_Your task_
From the entries below, extract every line that includes the word "React".

_Input rows_
= = =

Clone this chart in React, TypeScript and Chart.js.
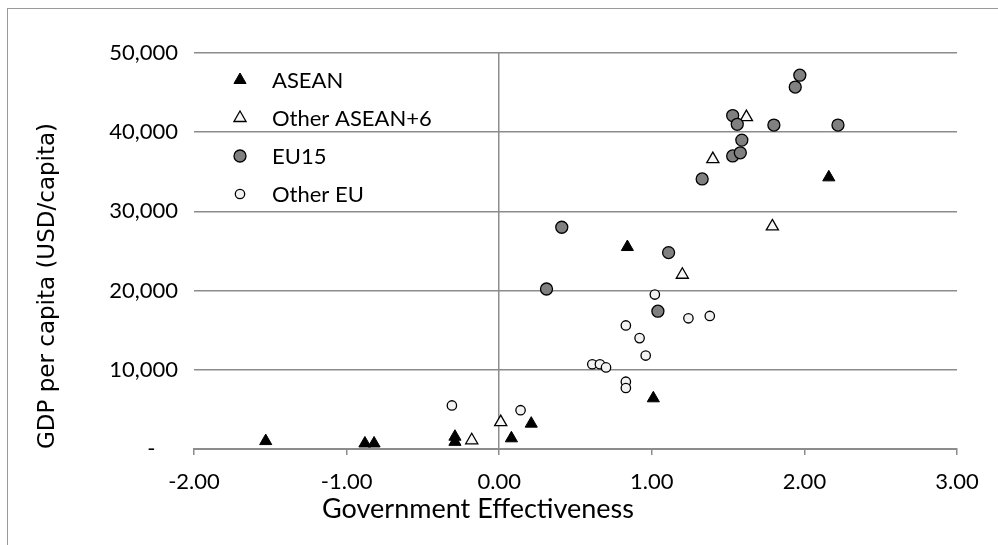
import React, { useEffect, useRef } from 'react';
import { Chart, registerables } from 'chart.js';
import { drawPoint } from 'chart.js/helpers';

Chart.register(...registerables);

// ---- data ----
const seriesNames = ['ASEAN', 'Other ASEAN+6', 'EU15', 'Other EU'];

const aseanX = [-1.53, -0.88, -0.82, -0.29, -0.29, 0.08, 0.21, 1.01, 0.84, 2.16];
const aseanY = [1000, 700, 700, 1550, 900, 1350, 3200, 6400, 25500, 34300];

const otherAseanX = [-0.18, 0.01, 1.2, 1.79, 1.4, 1.62];
const otherAseanY = [1100, 3400, 22000, 28100, 36600, 41900];

const eu15X = [0.41, 0.31, 1.11, 1.04, 1.33, 1.53, 1.58, 1.59, 1.53, 1.56, 1.8, 2.22, 1.94, 1.97];
const eu15Y = [28000, 20200, 24800, 17400, 34100, 37000, 37400, 39000, 42100, 41000, 40900, 40900, 45700, 47200];

const otherEuX = [-0.31, 0.14, 0.61, 0.66, 0.7, 0.83, 0.83, 0.96, 0.92, 0.83, 1.02, 1.24, 1.38];
const otherEuY = [5500, 4900, 10700, 10700, 10300, 8500, 7700, 11800, 14000, 15600, 19500, 16500, 16800];

const xMin = -2;
const xMax = 3;
const xStep = 1;
const yMin = 0;
const yMax = 50000;
const yStep = 10000;

const xAxisTitle = 'Government Effectiveness';
const yAxisTitle = 'GDP per capita (USD/capita)';

// ---- styles ----
const gridColor = '#8c8c8c';
const textColor = '#000000';
const tickFont = { family: 'Lato', size: 22 };

const toPoints = (xs: number[], ys: number[]) => xs.map((x, i) => ({ x, y: ys[i] }));

const overlayPlugin = {
  id: 'overlay',
  afterDraw(chart: any) {
    const ctx = chart.ctx as CanvasRenderingContext2D;
    const ca = chart.chartArea;
    ctx.save();
    // legend
    chart.data.datasets.forEach((ds: any, i: number) => {
      const cx = ca.left + 46;
      const cy = ca.top + 27 + i * 38;
      ctx.fillStyle = ds.backgroundColor;
      ctx.strokeStyle = ds.borderColor;
      ctx.lineWidth = ds.borderWidth;
      drawPoint(ctx, { pointStyle: ds.pointStyle, radius: ds.pointRadius, borderWidth: ds.borderWidth, rotation: 0 } as any, cx, cy);
      ctx.fillStyle = textColor;
      ctx.font = '22px Lato';
      ctx.textAlign = 'left';
      ctx.textBaseline = 'middle';
      ctx.fillText(ds.label, ca.left + 78, cy + 1);
    });
    // x axis title
    ctx.fillStyle = textColor;
    ctx.font = '27px Lato';
    ctx.textAlign = 'center';
    ctx.textBaseline = 'middle';
    ctx.fillText(xAxisTitle, ca.left + 284, ca.bottom + 60);
    ctx.restore();
  },
};

export default function App() {
  const canvasRef = useRef<HTMLCanvasElement | null>(null);

  useEffect(() => {
    if (!canvasRef.current) return;
    const chart = new Chart(canvasRef.current, {
      type: 'scatter',
      data: {
        datasets: [
          {
            label: seriesNames[0],
            data: toPoints(aseanX, aseanY),
            pointStyle: 'triangle',
            pointRadius: 7,
            backgroundColor: '#000000',
            borderColor: '#000000',
            borderWidth: 1,
            order: 3,
          },
          {
            label: seriesNames[1],
            data: toPoints(otherAseanX, otherAseanY),
            pointStyle: 'triangle',
            pointRadius: 7,
            backgroundColor: '#f7f7f7',
            borderColor: '#000000',
            borderWidth: 1.3,
            order: 2,
          },
          {
            label: seriesNames[2],
            data: toPoints(eu15X, eu15Y),
            pointStyle: 'circle',
            pointRadius: 6,
            backgroundColor: '#808080',
            borderColor: '#000000',
            borderWidth: 1.3,
            order: 1,
          },
          {
            label: seriesNames[3],
            data: toPoints(otherEuX, otherEuY),
            pointStyle: 'circle',
            pointRadius: 4.7,
            backgroundColor: '#f2f2f2',
            borderColor: '#000000',
            borderWidth: 1.3,
            order: 0,
          },
        ] as any,
      },
      options: {
        animation: false,
        responsive: false,
        events: [],
        layout: { padding: { top: 53, right: 41, left: 0, bottom: 0 } },
        plugins: {
          legend: { display: false },
          tooltip: { enabled: false },
        },
        scales: {
          x: {
            type: 'linear',
            min: xMin,
            max: xMax,
            ticks: {
              stepSize: xStep,
              callback: (v: any) => Number(v).toFixed(2),
              font: tickFont,
              color: textColor,
              padding: 14,
            },
            grid: {
              color: (c: any) => (c.tick && c.tick.value === 0 ? gridColor : 'rgba(0,0,0,0)'),
              tickColor: gridColor,
              tickLength: 6,
              lineWidth: 1.5,
              drawOnChartArea: true,
            },
            border: { display: true, color: gridColor, width: 2 },
            afterFit: (s: any) => {
              s.height = 96;
            },
          },
          y: {
            type: 'linear',
            min: yMin,
            max: yMax,
            ticks: {
              stepSize: yStep,
              callback: (v: any) => (Number(v) === 0 ? '-    ' : Number(v).toLocaleString('en-US')),
              font: tickFont,
              color: textColor,
              padding: 16,
            },
            grid: { color: gridColor, lineWidth: 1.5, drawTicks: false },
            border: { display: false },
            title: {
              display: true,
              text: yAxisTitle,
              align: 'start',
              font: { family: 'DejaVu Sans', size: 23 },
              color: textColor,
              padding: { top: 34, bottom: 0 },
            },
            afterFit: (s: any) => {
              s.width = 194;
            },
          },
        },
      } as any,
      plugins: [overlayPlugin],
    });
    return () => chart.destroy();
  }, []);

  return (
    <>
      <div
        style={{
          position: 'fixed',
          left: 7,
          top: 8,
          width: 991,
          height: 537,
          borderLeft: '1px solid #9a9a9a',
          borderTop: '1px solid #9a9a9a',
          boxSizing: 'border-box',
        }}
      />
      <canvas
        ref={canvasRef}
        width={998}
        height={545}
        style={{ position: 'fixed', left: 0, top: 0, width: 998, height: 545 }}
      />
    </>
  );
}
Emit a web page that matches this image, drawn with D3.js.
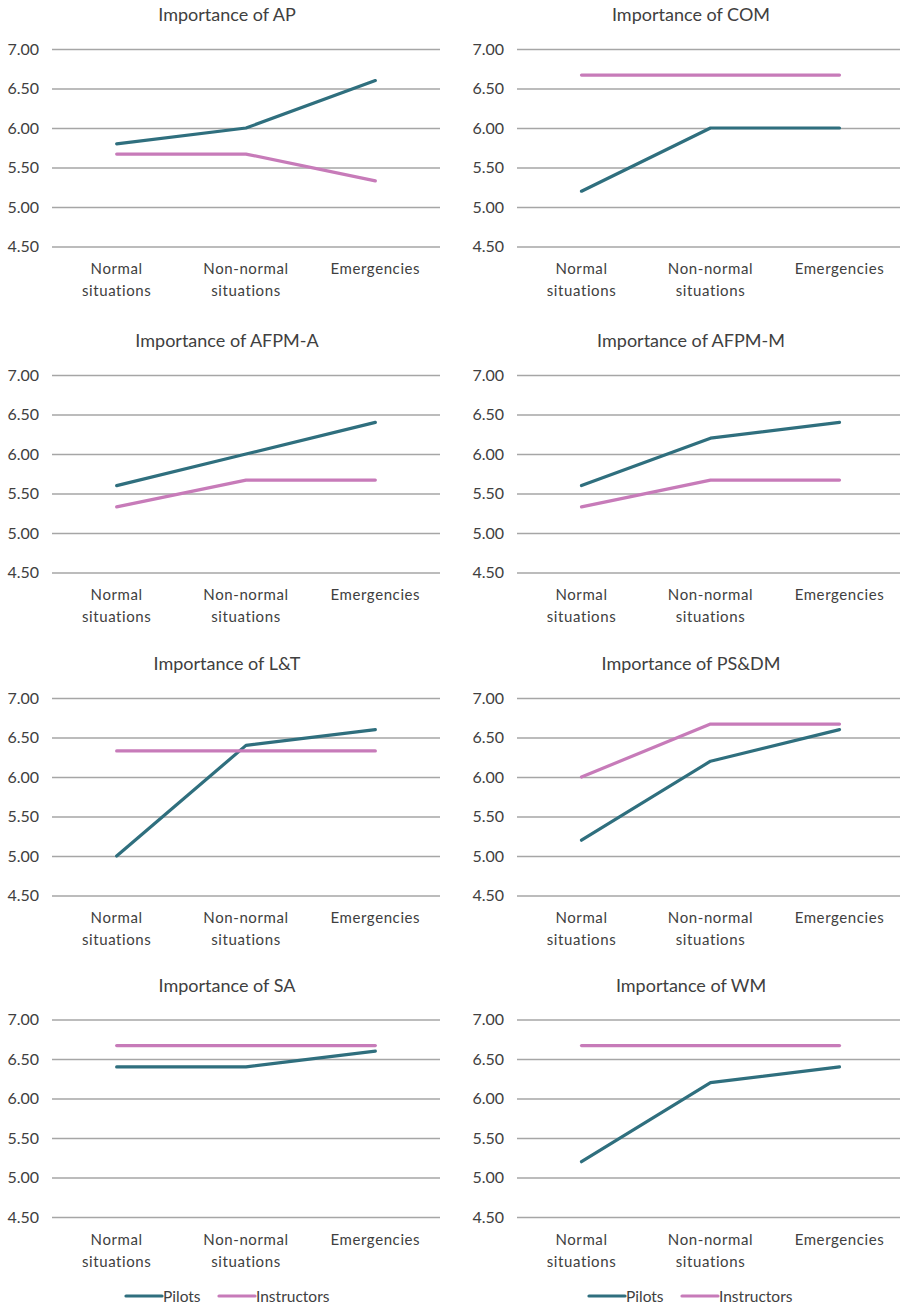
<!DOCTYPE html>
<html><head><meta charset="utf-8">
<script src="https://cdn.jsdelivr.net/npm/d3@7"></script>
<style>
html,body{margin:0;padding:0;background:#fff;}
text{font-family:Lato,"Open Sans",sans-serif;fill:#404040;}
</style></head>
<body>
<svg id="chart" width="900" height="1307"></svg>
<script>
const categories = [["Normal","situations"],["Non-normal","situations"],["Emergencies"]];
const seriesNames = ["Pilots","Instructors"];
const titles = ["Importance of AP","Importance of COM","Importance of AFPM-A","Importance of AFPM-M","Importance of L&T","Importance of PS&DM","Importance of SA","Importance of WM"];
const pilots = [
  [5.8,6.0,6.6],
  [5.2,6.0,6.0],
  [5.6,6.0,6.4],
  [5.6,6.2,6.4],
  [5.0,6.4,6.6],
  [5.2,6.2,6.6],
  [6.4,6.4,6.6],
  [5.2,6.2,6.4]
];
const instructors = [
  [5.67,5.67,5.33],
  [6.67,6.67,6.67],
  [5.33,5.67,5.67],
  [5.33,5.67,5.67],
  [6.33,6.33,6.33],
  [6.0,6.67,6.67],
  [6.67,6.67,6.67],
  [6.67,6.67,6.67]
];
const yTicks = [4.5,5.0,5.5,6.0,6.5,7.0];

const colors = {Pilots:"#2f6f7e", Instructors:"#c77bb9"};
const svg = d3.select("#chart");

const rowTops = [49, 375, 698, 1019.5];
const plotH = 197.5;
const colX = [[52,440],[517,904]];
const titleCx = [227, 691];

titles.forEach((title,i)=>{
  const row = Math.floor(i/2), col = i%2;
  const top = rowTops[row];
  const [x0,x1] = colX[col];
  const x = d3.scalePoint().domain(d3.range(categories.length)).range([x0,x1]).padding(0.5);
  const y = d3.scaleLinear().domain([4.5,7]).range([top+plotH, top]);
  const g = svg.append("g");

  const yAxis = d3.axisLeft(y).tickValues(yTicks).tickSize(-(x1-x0)).tickPadding(13).tickFormat(d3.format(".2f"));
  const ga = g.append("g").attr("transform",`translate(${x0},0)`).call(yAxis);
  ga.select(".domain").remove();
  ga.selectAll(".tick line").attr("stroke","#a6a6a6").attr("stroke-width",1.5);
  ga.selectAll(".tick text").attr("font-size",16).attr("fill","#404040").style("font-family","Lato, 'Open Sans', sans-serif");

  g.append("text").attr("x",titleCx[col]).attr("y",top-28)
    .attr("text-anchor","middle").attr("font-size",18).text(title);

  categories.forEach((lines,ci)=>{
    const t = g.append("text").attr("text-anchor","middle").attr("font-size",15).attr("letter-spacing",0.6);
    lines.forEach((ln,li)=>{
      t.append("tspan").attr("x",x(ci)).attr("y",top+225+li*22).text(ln);
    });
  });

  const line = d3.line().x((d,k)=>x(k)).y(d=>y(d));
  [["Pilots",pilots[i]],["Instructors",instructors[i]]].forEach(([name,vals])=>{
    g.append("path").datum(vals).attr("d",line).attr("fill","none")
      .attr("stroke",colors[name]).attr("stroke-width",3.2)
      .attr("stroke-linecap","round").attr("stroke-linejoin","round");
  });
});

const legends = [{x:126},{x:589}];
legends.forEach(l=>{
  const g = svg.append("g").attr("transform",`translate(${l.x},1296)`);
  let cx = 0;
  seriesNames.forEach((name,k)=>{
    g.append("line").attr("x1",cx).attr("x2",cx+36).attr("y1",0).attr("y2",0)
      .attr("stroke",colors[name]).attr("stroke-width",3.2).attr("stroke-linecap","round");
    g.append("text").attr("x",cx+37).attr("y",5.5).attr("font-size",15.5).text(name);
    cx += (k===0 ? 93 : 0);
  });
});
</script>
</body></html>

= = =

_Written answer_
Clone this chart in React, TypeScript and Chart.js.
import React, { useEffect, useRef } from 'react';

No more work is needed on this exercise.